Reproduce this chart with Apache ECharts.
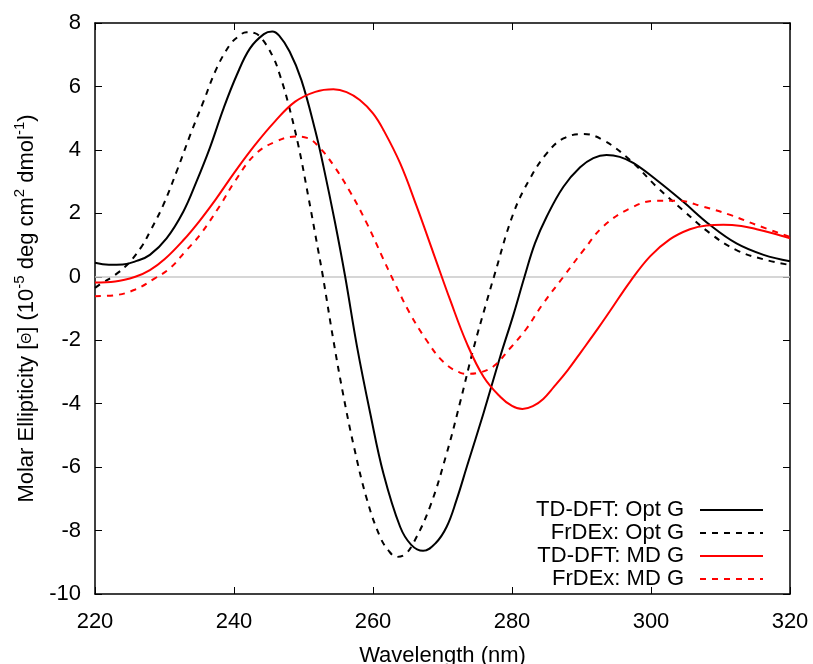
<!DOCTYPE html>
<html>
<head>
<meta charset="utf-8">
<script src="https://cdn.jsdelivr.net/npm/echarts@6/dist/echarts.min.js"></script>
<style>
  html, body { margin: 0; padding: 0; background: #fff; }
  #chart { width: 813px; height: 664px; }
</style>
</head>
<body>
<div id="chart"></div>
<script>
// ---- data ----
const xTicks = [220, 240, 260, 280, 300, 320];
const yTicks = [-10, -8, -6, -4, -2, 0, 2, 4, 6, 8];

const tdOptX = [220, 222, 224, 226, 227.9, 230.3, 232.7, 234.6, 236.5, 238.5, 240.4, 242.3, 244.3, 245.5, 246.5, 248, 249.7, 251.7, 252.9, 254.5, 256, 257.7, 259.6, 261.5, 263.9, 265.5, 267.2, 269, 270.6, 272, 273.5, 275.9, 278.3, 280.2, 281.8, 283.3, 285, 287.4, 289.8, 291.7, 293.6, 295.5, 297.5, 300.8, 304.6, 308.5, 312.3, 316.2, 320];
const tdOptY = [0.44, 0.38, 0.39, 0.5, 0.69, 1.21, 2.05, 3.0, 4.05, 5.31, 6.36, 7.2, 7.65, 7.73, 7.6, 7.1, 6.2, 4.6, 3.45, 1.75, 0, -2.2, -4.3, -6.2, -7.88, -8.45, -8.64, -8.4, -7.88, -7.05, -5.99, -4.3, -2.52, -1.2, 0, 1.05, 1.9, 2.84, 3.45, 3.74, 3.84, 3.78, 3.58, 3.05, 2.37, 1.63, 1.05, 0.69, 0.49];

const frOptX = [220, 221, 222.9, 224.8, 226.7, 227.9, 229.8, 231.8, 233.7, 235.6, 237.5, 239.4, 240.5, 241.8, 243, 244.2, 245.7, 246.6, 247.8, 249.3, 250.7, 252.1, 252.8, 254.3, 255.7, 257.2, 259.1, 261, 262.3, 263.4, 264.6, 265.8, 268.2, 270.6, 272.5, 274.4, 276.4, 277.4, 280.2, 282.6, 285, 287.4, 290.3, 293.1, 297, 300.8, 304.6, 308.5, 312.3, 316.2, 320];
const frOptY = [-0.35, -0.2, 0.06, 0.42, 0.95, 1.42, 2.25, 3.35, 4.47, 5.52, 6.57, 7.31, 7.55, 7.71, 7.68, 7.45, 6.89, 6.36, 5.47, 4.1, 2.52, 0.85, 0, -2.0, -3.7, -5.3, -7.0, -8.19, -8.65, -8.83, -8.75, -8.4, -7.25, -5.57, -3.99, -2.31, -0.75, 0, 2.0, 3.1, 3.89, 4.36, 4.5, 4.31, 3.68, 2.84, 2.1, 1.37, 0.84, 0.55, 0.37];

const tdMdX = [220, 222.9, 225.8, 227.9, 230, 232.7, 235, 237.4, 240.1, 243, 245.9, 248.8, 251.7, 254.3, 256.2, 258.1, 260, 261.5, 263.9, 266.3, 268.7, 271.1, 273.5, 275.9, 278.3, 280, 281.5, 283, 284.5, 286, 288, 290, 292.4, 294.1, 297, 299.9, 302.7, 305.6, 308, 310.4, 313, 315.2, 317.5, 320];
const tdMdY = [-0.18, -0.15, 0.0, 0.21, 0.55, 1.15, 1.75, 2.45, 3.3, 4.15, 4.9, 5.52, 5.83, 5.91, 5.82, 5.57, 5.15, 4.63, 3.58, 2.21, 0.74, -0.73, -2.1, -3.15, -3.78, -4.07, -4.17, -4.08, -3.85, -3.48, -2.95, -2.35, -1.62, -1.08, -0.15, 0.65, 1.18, 1.5, 1.62, 1.64, 1.6, 1.5, 1.37, 1.21];

const frMdX = [220, 222.9, 225.8, 228.6, 230.8, 233, 235.1, 238, 240.1, 243, 245.9, 248.8, 250.5, 252.4, 254.3, 256.7, 259.1, 261.5, 262.9, 265.3, 267.7, 270.1, 272.5, 273.8, 274.9, 277.3, 279.7, 282.1, 284.3, 287.4, 290.3, 293.1, 297, 300.8, 303.7, 307.5, 311.4, 315.2, 320];
const frMdY = [-0.61, -0.58, -0.4, -0.05, 0.27, 0.8, 1.32, 2.25, 3.0, 3.85, 4.25, 4.42, 4.38, 4.05, 3.52, 2.68, 1.69, 0.55, -0.1, -1.15, -2.0, -2.68, -3.02, -3.06, -3.04, -2.83, -2.26, -1.63, -0.9, 0, 0.84, 1.58, 2.16, 2.4, 2.4, 2.21, 1.95, 1.63, 1.26];

const seriesNames = ['TD-DFT: Opt G', 'FrDEx: Opt G', 'TD-DFT: MD G', 'FrDEx: MD G'];
const zeroLevel = 0;

// ---- chart ----
const FONT = '"Liberation Sans", Arial, Helvetica, sans-serif';
const pair = (xs, ys) => xs.map((x, i) => [x, ys[i]]);
const chart = echarts.init(document.getElementById('chart'), null, { renderer: 'canvas' });

const axisLineStyle = { color: '#000', width: 1.5 };
const tickStyle = { show: true, inside: true, length: 7, lineStyle: { color: '#000', width: 1 } };

function lineSeries(name, xs, ys, color, dashed) {
  return {
    name: name,
    type: 'line',
    data: pair(xs, ys),
    xAxisIndex: 0, yAxisIndex: 0,
    showSymbol: false,
    symbol: 'none',
    smooth: 0.4,
    lineStyle: { color: color, width: 2, type: dashed ? [6, 6] : 'solid', cap: 'butt' },
    itemStyle: { color: color },
    z: 3
  };
}

const option = {
  animation: false,
  backgroundColor: '#fff',
  textStyle: { fontFamily: FONT, color: '#000' },
  grid: { left: 95, right: 23, top: 23, bottom: 70, containLabel: false, outerBoundsMode: 'none' },
  legend: {
    orient: 'vertical',
    align: 'right',
    right: 44,
    top: 494,
    itemWidth: 63,
    itemHeight: 1,
    itemGap: 1,
    selectedMode: false,
    itemStyle: { opacity: 0 },
    textStyle: { fontFamily: FONT, fontSize: 22, color: '#000', lineHeight: 22, padding: [0, 11, 0, 0] },
    data: seriesNames
  },
  xAxis: [
    {
      type: 'value', position: 'bottom',
      min: xTicks[0], max: xTicks[xTicks.length - 1], interval: xTicks[1] - xTicks[0],
      axisLine: { show: true, lineStyle: axisLineStyle, onZero: false },
      axisTick: tickStyle,
      splitLine: { show: false },
      axisLabel: { fontFamily: FONT, fontSize: 22, color: '#000', margin: 17 },
      name: 'Wavelength (nm)', nameLocation: 'middle', nameGap: 51,
      nameTextStyle: { fontFamily: FONT, fontSize: 22, color: '#000' }
    },
    {
      type: 'value', position: 'top',
      min: xTicks[0], max: xTicks[xTicks.length - 1], interval: xTicks[1] - xTicks[0],
      axisLine: { show: true, lineStyle: axisLineStyle, onZero: false },
      axisTick: tickStyle,
      splitLine: { show: false },
      axisLabel: { show: false }
    }
  ],
  yAxis: [
    {
      type: 'value', position: 'left',
      min: yTicks[0], max: yTicks[yTicks.length - 1], interval: yTicks[1] - yTicks[0],
      axisLine: { show: true, lineStyle: axisLineStyle, onZero: false },
      axisTick: tickStyle,
      splitLine: { show: false },
      axisLabel: { fontFamily: FONT, fontSize: 22, color: '#000', margin: 14 },
      name: '{n|Molar Ellipticity [}{t|Θ}{n|] (10}{s|-5}{n| deg cm}{s|2}{n| dmol}{s|-1}{n|)}',
      nameLocation: 'middle', nameRotate: 90, nameGap: 44,
      nameTextStyle: {
        fontFamily: FONT, fontSize: 22, color: '#000',
        rich: {
          n: { fontFamily: FONT, fontSize: 22, lineHeight: 30, color: '#000' },
          t: { fontFamily: FONT, fontSize: 14, lineHeight: 30, color: '#000' },
          s: { fontFamily: FONT, fontSize: 15, lineHeight: 15, verticalAlign: 'top', color: '#000' }
        }
      }
    },
    {
      type: 'value', position: 'right',
      min: yTicks[0], max: yTicks[yTicks.length - 1], interval: yTicks[1] - yTicks[0],
      axisLine: { show: true, lineStyle: axisLineStyle, onZero: false },
      axisTick: tickStyle,
      splitLine: { show: false },
      axisLabel: { show: false }
    }
  ],
  series: [
    {
      type: 'line', data: [], xAxisIndex: 0, yAxisIndex: 0, silent: true, z: 1,
      markLine: {
        silent: true, z: 1, symbol: ['none', 'none'],
        label: { show: false },
        lineStyle: { color: '#c8c8c8', type: 'solid', width: 1.5 },
        data: [{ yAxis: zeroLevel }]
      }
    },
    lineSeries(seriesNames[0], tdOptX, tdOptY, '#000000', false),
    lineSeries(seriesNames[1], frOptX, frOptY, '#000000', true),
    lineSeries(seriesNames[2], tdMdX, tdMdY, '#ff0000', false),
    lineSeries(seriesNames[3], frMdX, frMdY, '#ff0000', true)
  ]
};
chart.setOption(option);
</script>
</body>
</html>
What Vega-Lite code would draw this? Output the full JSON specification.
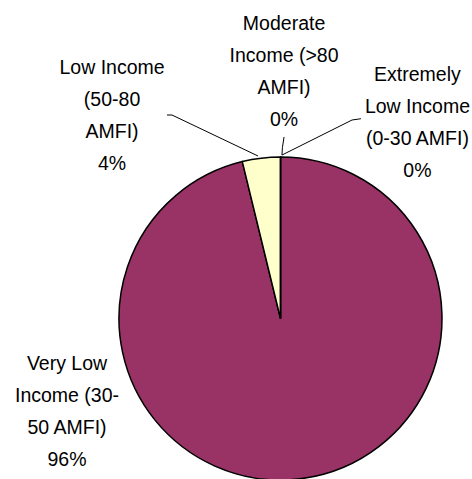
{
  "$schema": "https://vega.github.io/schema/vega-lite/v6.json",
  "width": 383,
  "height": 321,
  "autosize": "none",
  "padding": {"left": 89, "top": 158, "right": 0, "bottom": 0},
  "background": "white",
  "config": {"view": {"stroke": null}},
  "datasets": {
    "slices": [
      {"idx": 1, "category": "Extremely Low Income (0-30 AMFI)", "value": 0},
      {"idx": 2, "category": "Very Low Income (30-50 AMFI)", "value": 96.2},
      {"idx": 3, "category": "Low Income (50-80 AMFI)", "value": 3.8},
      {"idx": 4, "category": "Moderate Income (>80 AMFI)", "value": 0}
    ],
    "leaders": [
      {"label": "Low", "seq": 1, "x": -70.3, "y": 126.0},
      {"label": "Low", "seq": 2, "x": -67.2, "y": 126.0},
      {"label": "Low", "seq": 3, "x": -13.9, "y": 100.6},
      {"label": "Moderate", "seq": 1, "x": 2.2, "y": 112.4},
      {"label": "Moderate", "seq": 2, "x": 1.2, "y": 106.0},
      {"label": "Moderate", "seq": 3, "x": 0.9, "y": 101.2},
      {"label": "Extremely", "seq": 1, "x": 49.8, "y": 123.7},
      {"label": "Extremely", "seq": 2, "x": 44.3, "y": 122.9},
      {"label": "Extremely", "seq": 3, "x": 0.9, "y": 101.2}
    ],
    "labels": [
      {"text": "Moderate\nIncome (>80\nAMFI)\n0%", "x": 2.2, "y": 178.6},
      {"text": "Extremely\nLow Income\n(0-30 AMFI)\n0%", "x": 84.8, "y": 147.1},
      {"text": "Low Income\n(50-80\nAMFI)\n4%", "x": -104.3, "y": 151.4},
      {"text": "Very Low\nIncome (30-\n50 AMFI)\n96%", "x": -132.2, "y": -31.9}
    ]
  },
  "layer": [
    {
      "data": {"name": "slices"},
      "mark": {"type": "arc", "outerRadius": 161.5, "stroke": "black", "strokeWidth": 1.5},
      "encoding": {
        "theta": {"field": "value", "type": "quantitative", "stack": true},
        "order": {"field": "idx", "type": "quantitative"},
        "color": {
          "field": "category",
          "type": "nominal",
          "legend": null,
          "scale": {
            "domain": ["Extremely Low Income (0-30 AMFI)", "Very Low Income (30-50 AMFI)", "Low Income (50-80 AMFI)", "Moderate Income (>80 AMFI)"],
            "range": ["#9999FF", "#993366", "#FFFFCC", "#CCFFFF"]
          }
        }
      }
    },
    {
      "data": {"name": "leaders"},
      "mark": {"type": "line", "color": "black", "strokeWidth": 1},
      "encoding": {
        "x": {"field": "x", "type": "quantitative", "axis": null, "scale": {"domain": [-118.58, 118.58], "nice": false, "zero": false}},
        "y": {"field": "y", "type": "quantitative", "axis": null, "scale": {"domain": [-99.38, 99.38], "nice": false, "zero": false}},
        "detail": {"field": "label"},
        "order": {"field": "seq", "type": "quantitative"}
      }
    },
    {
      "data": {"name": "labels"},
      "mark": {"type": "text", "lineBreak": "\n", "lineHeight": 32, "baseline": "alphabetic", "align": "center", "font": "Liberation Sans", "fontSize": 19.5, "color": "black"},
      "encoding": {
        "x": {"field": "x", "type": "quantitative", "axis": null, "scale": {"domain": [-118.58, 118.58], "nice": false, "zero": false}},
        "y": {"field": "y", "type": "quantitative", "axis": null, "scale": {"domain": [-99.38, 99.38], "nice": false, "zero": false}},
        "text": {"field": "text"}
      }
    }
  ]
}
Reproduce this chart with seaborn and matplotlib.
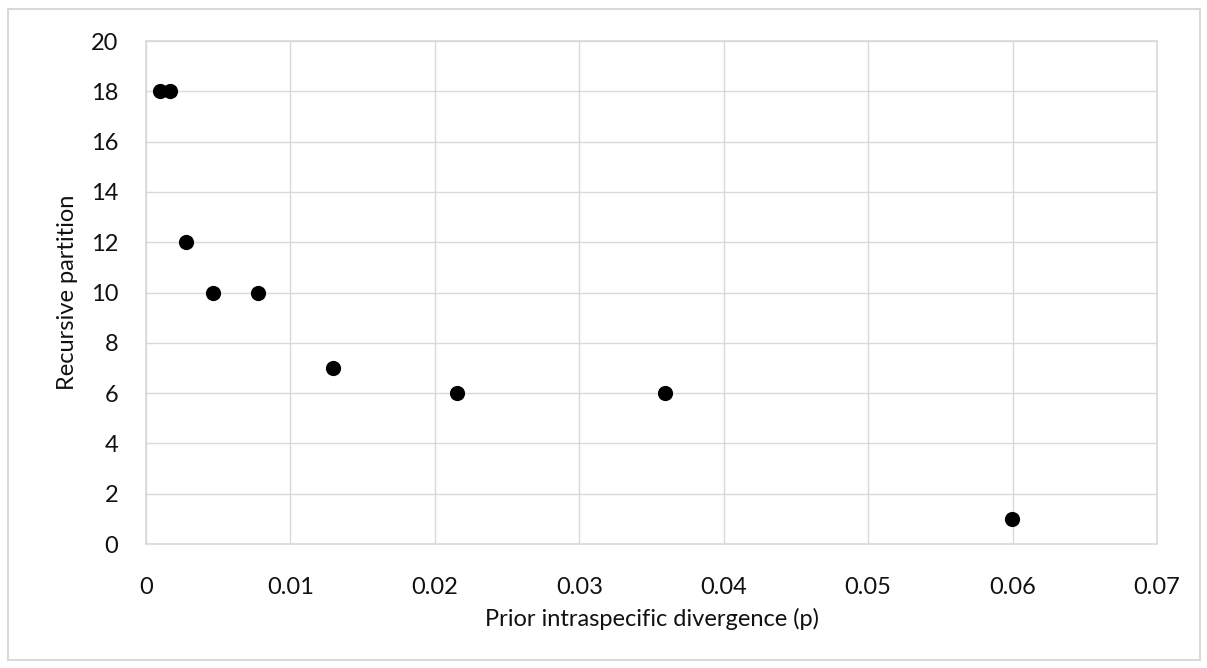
import pandas as pd
import matplotlib.pyplot as plt
import seaborn as sns
from matplotlib.patches import Rectangle

prior = [0.001, 0.001668, 0.002783, 0.004642, 0.007743, 0.012915, 0.021544, 0.035938, 0.059948]
partition = [18, 18, 12, 10, 10, 7, 6, 6, 1]

df = pd.DataFrame({"prior": prior, "partition": partition})

sns.set_style("white")
plt.rcParams['font.family'] = ['Lato', 'DejaVu Sans']

fig = plt.figure(figsize=(12.07, 6.68), dpi=100)
ax = fig.add_axes([0.121, 0.1856, 0.8376, 0.753])

sns.scatterplot(data=df, x="prior", y="partition", color="black", s=120,
                edgecolor="black", linewidth=0, ax=ax, zorder=3)

ax.set_xlim(0, 0.07)
ax.set_ylim(0, 20)
ax.set_xticks([0, 0.01, 0.02, 0.03, 0.04, 0.05, 0.06, 0.07])
ax.set_xticklabels(["0", "0.01", "0.02", "0.03", "0.04", "0.05", "0.06", "0.07"])
ax.set_yticks(range(0, 21, 2))
ax.grid(True, color="#d9d9d9", linewidth=1)
for sp in ax.spines.values():
    sp.set_color("#d9d9d9")
    sp.set_linewidth(1.2)
ax.tick_params(axis="both", length=0, labelsize=17, colors="#111111")
ax.tick_params(axis="x", pad=24)
ax.tick_params(axis="y", pad=20)

ax.set_xlabel("Prior intraspecific divergence (p)", fontsize=17, color="#111111", labelpad=7)
ax.set_ylabel("Recursive partition", fontsize=17, color="#111111", labelpad=9)

fig.patches.append(Rectangle((8 / 1207, 8 / 668), 1192 / 1207, 651 / 668,
                             transform=fig.transFigure, fill=False,
                             edgecolor="#d9d9d9", linewidth=1.5))

fig.savefig("out.png", dpi=100)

- **TASK GOAL**
Above are some entries. Restate word for word the lines from the one holding "Reproduce this chart with seaborn" through the one holding "ax = fig.add_axes([0.121, 0.1856, 0.8376, 0.753])", but not the pictures.

- **PROBLEM SOLUTION**
Reproduce this chart with seaborn and matplotlib.
import pandas as pd
import matplotlib.pyplot as plt
import seaborn as sns
from matplotlib.patches import Rectangle

prior = [0.001, 0.001668, 0.002783, 0.004642, 0.007743, 0.012915, 0.021544, 0.035938, 0.059948]
partition = [18, 18, 12, 10, 10, 7, 6, 6, 1]

df = pd.DataFrame({"prior": prior, "partition": partition})

sns.set_style("white")
plt.rcParams['font.family'] = ['Lato', 'DejaVu Sans']

fig = plt.figure(figsize=(12.07, 6.68), dpi=100)
ax = fig.add_axes([0.121, 0.1856, 0.8376, 0.753])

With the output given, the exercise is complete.